EXERCISE OBJECTIVE
Write out the data below in full, unchanged, minus the images.

# SUPPLIED MATERIAL start

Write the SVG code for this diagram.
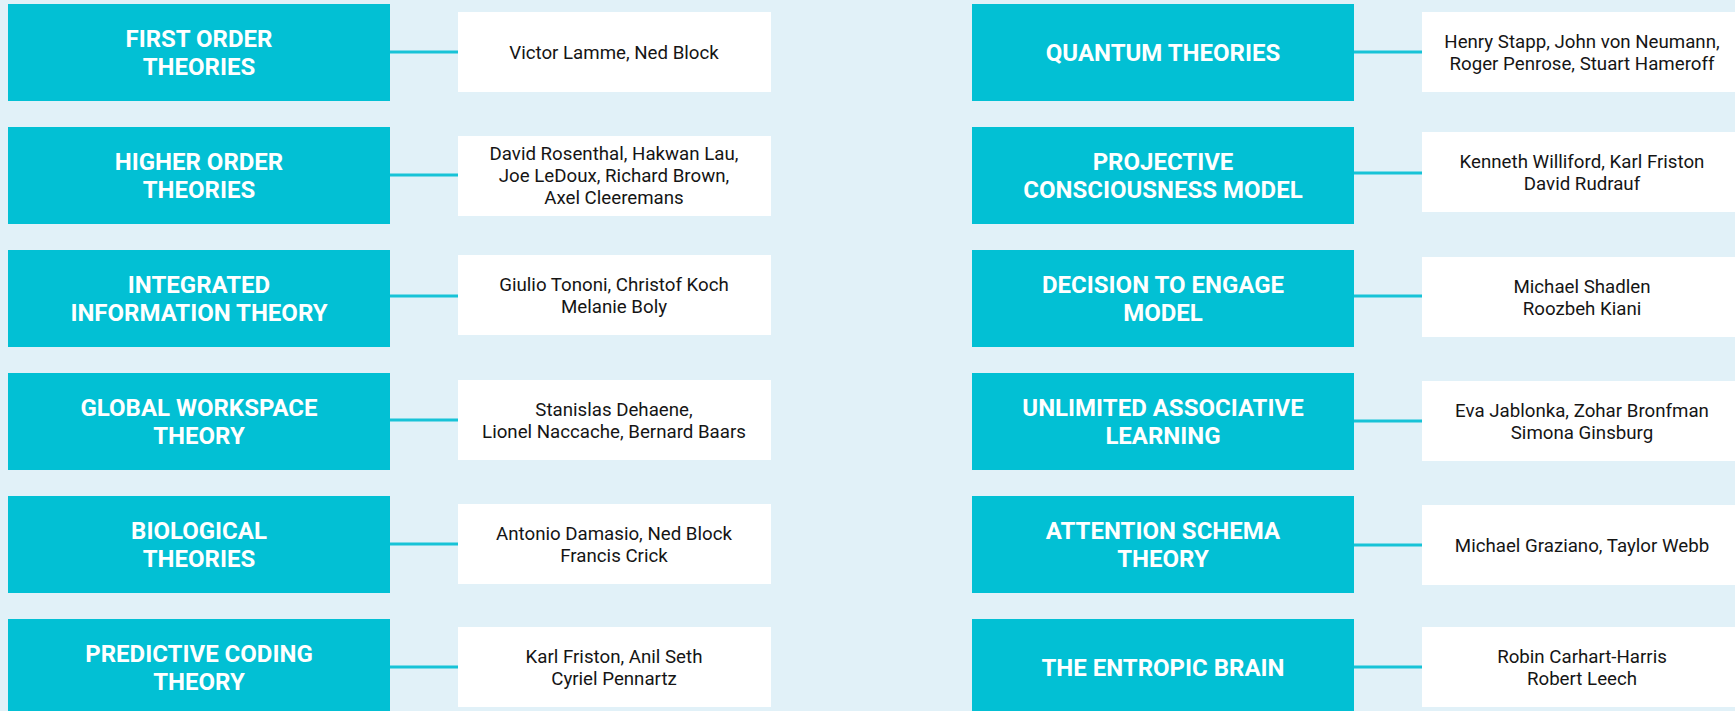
<svg xmlns="http://www.w3.org/2000/svg" width="1735" height="711" viewBox="0 0 1735 711">
<style>
.bg{fill:#E1F1F8}
.th{fill:#02C0D4}
.au{fill:#FFFFFF}
.tt{font-family:Roboto,"Liberation Sans",sans-serif;font-weight:700;font-size:24px;fill:#FFFFFF;text-anchor:middle}
.at{font-family:Roboto,"Liberation Sans",sans-serif;font-weight:400;font-size:18.7px;fill:#151515;text-anchor:middle}
.cn{stroke:#17C3D7;stroke-width:3;fill:none}
</style>
<rect class="bg" x="0" y="0" width="1735" height="711"/>
<g id="connectors">
<line class="cn" x1="390" y1="52" x2="458" y2="52"/>
<line class="cn" x1="390" y1="175" x2="458" y2="175"/>
<line class="cn" x1="390" y1="296" x2="458" y2="296"/>
<line class="cn" x1="390" y1="420" x2="458" y2="420"/>
<line class="cn" x1="390" y1="544" x2="458" y2="544"/>
<line class="cn" x1="390" y1="667" x2="458" y2="667"/>
<line class="cn" x1="1354" y1="52" x2="1422" y2="52"/>
<line class="cn" x1="1354" y1="173" x2="1422" y2="173"/>
<line class="cn" x1="1354" y1="296" x2="1422" y2="296"/>
<line class="cn" x1="1354" y1="421" x2="1422" y2="421"/>
<line class="cn" x1="1354" y1="545" x2="1422" y2="545"/>
<line class="cn" x1="1354" y1="667" x2="1422" y2="667"/>
</g>
<g id="first-order">
<rect class="th" x="8" y="4" width="382" height="97"/>
<text class="tt" x="199" y="47">FIRST ORDER</text>
<text class="tt" x="199" y="75">THEORIES</text>
</g>
<g id="first-order-authors">
<rect class="au" x="458" y="12" width="313" height="80"/>
<text class="at" x="614" y="58.5">Victor Lamme, Ned Block</text>
</g>
<g id="higher-order">
<rect class="th" x="8" y="127" width="382" height="97"/>
<text class="tt" x="199" y="170">HIGHER ORDER</text>
<text class="tt" x="199" y="198">THEORIES</text>
</g>
<g id="higher-order-authors">
<rect class="au" x="458" y="136" width="313" height="80"/>
<text class="at" x="614" y="160">David Rosenthal, Hakwan Lau,</text>
<text class="at" x="614" y="182">Joe LeDoux, Richard Brown,</text>
<text class="at" x="614" y="204">Axel Cleeremans</text>
</g>
<g id="iit">
<rect class="th" x="8" y="250" width="382" height="97"/>
<text class="tt" x="199" y="293">INTEGRATED</text>
<text class="tt" x="199" y="321">INFORMATION THEORY</text>
</g>
<g id="iit-authors">
<rect class="au" x="458" y="255" width="313" height="80"/>
<text class="at" x="614" y="290.5">Giulio Tononi, Christof Koch</text>
<text class="at" x="614" y="312.5">Melanie Boly</text>
</g>
<g id="gwt">
<rect class="th" x="8" y="373" width="382" height="97"/>
<text class="tt" x="199" y="416">GLOBAL WORKSPACE</text>
<text class="tt" x="199" y="444">THEORY</text>
</g>
<g id="gwt-authors">
<rect class="au" x="458" y="380" width="313" height="80"/>
<text class="at" x="614" y="415.5">Stanislas Dehaene,</text>
<text class="at" x="614" y="437.5">Lionel Naccache, Bernard Baars</text>
</g>
<g id="biological">
<rect class="th" x="8" y="496" width="382" height="97"/>
<text class="tt" x="199" y="539">BIOLOGICAL</text>
<text class="tt" x="199" y="567">THEORIES</text>
</g>
<g id="biological-authors">
<rect class="au" x="458" y="504" width="313" height="80"/>
<text class="at" x="614" y="539.5">Antonio Damasio, Ned Block</text>
<text class="at" x="614" y="561.5">Francis Crick</text>
</g>
<g id="predictive">
<rect class="th" x="8" y="619" width="382" height="97"/>
<text class="tt" x="199" y="662">PREDICTIVE CODING</text>
<text class="tt" x="199" y="690">THEORY</text>
</g>
<g id="predictive-authors">
<rect class="au" x="458" y="627" width="313" height="80"/>
<text class="at" x="614" y="662.5">Karl Friston, Anil Seth</text>
<text class="at" x="614" y="684.5">Cyriel Pennartz</text>
</g>
<g id="quantum">
<rect class="th" x="972" y="4" width="382" height="97"/>
<text class="tt" x="1163" y="61">QUANTUM THEORIES</text>
</g>
<g id="quantum-authors">
<rect class="au" x="1422" y="12" width="320" height="80"/>
<text class="at" x="1582" y="47.5">Henry Stapp, John von Neumann,</text>
<text class="at" x="1582" y="69.5">Roger Penrose, Stuart Hameroff</text>
</g>
<g id="projective">
<rect class="th" x="972" y="127" width="382" height="97"/>
<text class="tt" x="1163" y="170">PROJECTIVE</text>
<text class="tt" x="1163" y="198">CONSCIOUSNESS MODEL</text>
</g>
<g id="projective-authors">
<rect class="au" x="1422" y="132" width="320" height="80"/>
<text class="at" x="1582" y="167.5">Kenneth Williford, Karl Friston</text>
<text class="at" x="1582" y="189.5">David Rudrauf</text>
</g>
<g id="decision">
<rect class="th" x="972" y="250" width="382" height="97"/>
<text class="tt" x="1163" y="293">DECISION TO ENGAGE</text>
<text class="tt" x="1163" y="321">MODEL</text>
</g>
<g id="decision-authors">
<rect class="au" x="1422" y="257" width="320" height="80"/>
<text class="at" x="1582" y="292.5">Michael Shadlen</text>
<text class="at" x="1582" y="314.5">Roozbeh Kiani</text>
</g>
<g id="ual">
<rect class="th" x="972" y="373" width="382" height="97"/>
<text class="tt" x="1163" y="416">UNLIMITED ASSOCIATIVE</text>
<text class="tt" x="1163" y="444">LEARNING</text>
</g>
<g id="ual-authors">
<rect class="au" x="1422" y="381" width="320" height="80"/>
<text class="at" x="1582" y="416.5">Eva Jablonka, Zohar Bronfman</text>
<text class="at" x="1582" y="438.5">Simona Ginsburg</text>
</g>
<g id="ast">
<rect class="th" x="972" y="496" width="382" height="97"/>
<text class="tt" x="1163" y="539">ATTENTION SCHEMA</text>
<text class="tt" x="1163" y="567">THEORY</text>
</g>
<g id="ast-authors">
<rect class="au" x="1422" y="505" width="320" height="80"/>
<text class="at" x="1582" y="551.5">Michael Graziano, Taylor Webb</text>
</g>
<g id="entropic">
<rect class="th" x="972" y="619" width="382" height="97"/>
<text class="tt" x="1163" y="676">THE ENTROPIC BRAIN</text>
</g>
<g id="entropic-authors">
<rect class="au" x="1422" y="627" width="320" height="80"/>
<text class="at" x="1582" y="662.5">Robin Carhart-Harris</text>
<text class="at" x="1582" y="684.5">Robert Leech</text>
</g>
</svg>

# SUPPLIED MATERIAL end

CORRECT OUTPUT
Write the SVG code for this diagram.
<svg xmlns="http://www.w3.org/2000/svg" width="1735" height="711" viewBox="0 0 1735 711">
<style>
.bg{fill:#E1F1F8}
.th{fill:#02C0D4}
.au{fill:#FFFFFF}
.tt{font-family:Roboto,"Liberation Sans",sans-serif;font-weight:700;font-size:24px;fill:#FFFFFF;text-anchor:middle}
.at{font-family:Roboto,"Liberation Sans",sans-serif;font-weight:400;font-size:18.7px;fill:#151515;text-anchor:middle}
.cn{stroke:#17C3D7;stroke-width:3;fill:none}
</style>
<rect class="bg" x="0" y="0" width="1735" height="711"/>
<g id="connectors">
<line class="cn" x1="390" y1="52" x2="458" y2="52"/>
<line class="cn" x1="390" y1="175" x2="458" y2="175"/>
<line class="cn" x1="390" y1="296" x2="458" y2="296"/>
<line class="cn" x1="390" y1="420" x2="458" y2="420"/>
<line class="cn" x1="390" y1="544" x2="458" y2="544"/>
<line class="cn" x1="390" y1="667" x2="458" y2="667"/>
<line class="cn" x1="1354" y1="52" x2="1422" y2="52"/>
<line class="cn" x1="1354" y1="173" x2="1422" y2="173"/>
<line class="cn" x1="1354" y1="296" x2="1422" y2="296"/>
<line class="cn" x1="1354" y1="421" x2="1422" y2="421"/>
<line class="cn" x1="1354" y1="545" x2="1422" y2="545"/>
<line class="cn" x1="1354" y1="667" x2="1422" y2="667"/>
</g>
<g id="first-order">
<rect class="th" x="8" y="4" width="382" height="97"/>
<text class="tt" x="199" y="47">FIRST ORDER</text>
<text class="tt" x="199" y="75">THEORIES</text>
</g>
<g id="first-order-authors">
<rect class="au" x="458" y="12" width="313" height="80"/>
<text class="at" x="614" y="58.5">Victor Lamme, Ned Block</text>
</g>
<g id="higher-order">
<rect class="th" x="8" y="127" width="382" height="97"/>
<text class="tt" x="199" y="170">HIGHER ORDER</text>
<text class="tt" x="199" y="198">THEORIES</text>
</g>
<g id="higher-order-authors">
<rect class="au" x="458" y="136" width="313" height="80"/>
<text class="at" x="614" y="160">David Rosenthal, Hakwan Lau,</text>
<text class="at" x="614" y="182">Joe LeDoux, Richard Brown,</text>
<text class="at" x="614" y="204">Axel Cleeremans</text>
</g>
<g id="iit">
<rect class="th" x="8" y="250" width="382" height="97"/>
<text class="tt" x="199" y="293">INTEGRATED</text>
<text class="tt" x="199" y="321">INFORMATION THEORY</text>
</g>
<g id="iit-authors">
<rect class="au" x="458" y="255" width="313" height="80"/>
<text class="at" x="614" y="290.5">Giulio Tononi, Christof Koch</text>
<text class="at" x="614" y="312.5">Melanie Boly</text>
</g>
<g id="gwt">
<rect class="th" x="8" y="373" width="382" height="97"/>
<text class="tt" x="199" y="416">GLOBAL WORKSPACE</text>
<text class="tt" x="199" y="444">THEORY</text>
</g>
<g id="gwt-authors">
<rect class="au" x="458" y="380" width="313" height="80"/>
<text class="at" x="614" y="415.5">Stanislas Dehaene,</text>
<text class="at" x="614" y="437.5">Lionel Naccache, Bernard Baars</text>
</g>
<g id="biological">
<rect class="th" x="8" y="496" width="382" height="97"/>
<text class="tt" x="199" y="539">BIOLOGICAL</text>
<text class="tt" x="199" y="567">THEORIES</text>
</g>
<g id="biological-authors">
<rect class="au" x="458" y="504" width="313" height="80"/>
<text class="at" x="614" y="539.5">Antonio Damasio, Ned Block</text>
<text class="at" x="614" y="561.5">Francis Crick</text>
</g>
<g id="predictive">
<rect class="th" x="8" y="619" width="382" height="97"/>
<text class="tt" x="199" y="662">PREDICTIVE CODING</text>
<text class="tt" x="199" y="690">THEORY</text>
</g>
<g id="predictive-authors">
<rect class="au" x="458" y="627" width="313" height="80"/>
<text class="at" x="614" y="662.5">Karl Friston, Anil Seth</text>
<text class="at" x="614" y="684.5">Cyriel Pennartz</text>
</g>
<g id="quantum">
<rect class="th" x="972" y="4" width="382" height="97"/>
<text class="tt" x="1163" y="61">QUANTUM THEORIES</text>
</g>
<g id="quantum-authors">
<rect class="au" x="1422" y="12" width="320" height="80"/>
<text class="at" x="1582" y="47.5">Henry Stapp, John von Neumann,</text>
<text class="at" x="1582" y="69.5">Roger Penrose, Stuart Hameroff</text>
</g>
<g id="projective">
<rect class="th" x="972" y="127" width="382" height="97"/>
<text class="tt" x="1163" y="170">PROJECTIVE</text>
<text class="tt" x="1163" y="198">CONSCIOUSNESS MODEL</text>
</g>
<g id="projective-authors">
<rect class="au" x="1422" y="132" width="320" height="80"/>
<text class="at" x="1582" y="167.5">Kenneth Williford, Karl Friston</text>
<text class="at" x="1582" y="189.5">David Rudrauf</text>
</g>
<g id="decision">
<rect class="th" x="972" y="250" width="382" height="97"/>
<text class="tt" x="1163" y="293">DECISION TO ENGAGE</text>
<text class="tt" x="1163" y="321">MODEL</text>
</g>
<g id="decision-authors">
<rect class="au" x="1422" y="257" width="320" height="80"/>
<text class="at" x="1582" y="292.5">Michael Shadlen</text>
<text class="at" x="1582" y="314.5">Roozbeh Kiani</text>
</g>
<g id="ual">
<rect class="th" x="972" y="373" width="382" height="97"/>
<text class="tt" x="1163" y="416">UNLIMITED ASSOCIATIVE</text>
<text class="tt" x="1163" y="444">LEARNING</text>
</g>
<g id="ual-authors">
<rect class="au" x="1422" y="381" width="320" height="80"/>
<text class="at" x="1582" y="416.5">Eva Jablonka, Zohar Bronfman</text>
<text class="at" x="1582" y="438.5">Simona Ginsburg</text>
</g>
<g id="ast">
<rect class="th" x="972" y="496" width="382" height="97"/>
<text class="tt" x="1163" y="539">ATTENTION SCHEMA</text>
<text class="tt" x="1163" y="567">THEORY</text>
</g>
<g id="ast-authors">
<rect class="au" x="1422" y="505" width="320" height="80"/>
<text class="at" x="1582" y="551.5">Michael Graziano, Taylor Webb</text>
</g>
<g id="entropic">
<rect class="th" x="972" y="619" width="382" height="97"/>
<text class="tt" x="1163" y="676">THE ENTROPIC BRAIN</text>
</g>
<g id="entropic-authors">
<rect class="au" x="1422" y="627" width="320" height="80"/>
<text class="at" x="1582" y="662.5">Robin Carhart-Harris</text>
<text class="at" x="1582" y="684.5">Robert Leech</text>
</g>
</svg>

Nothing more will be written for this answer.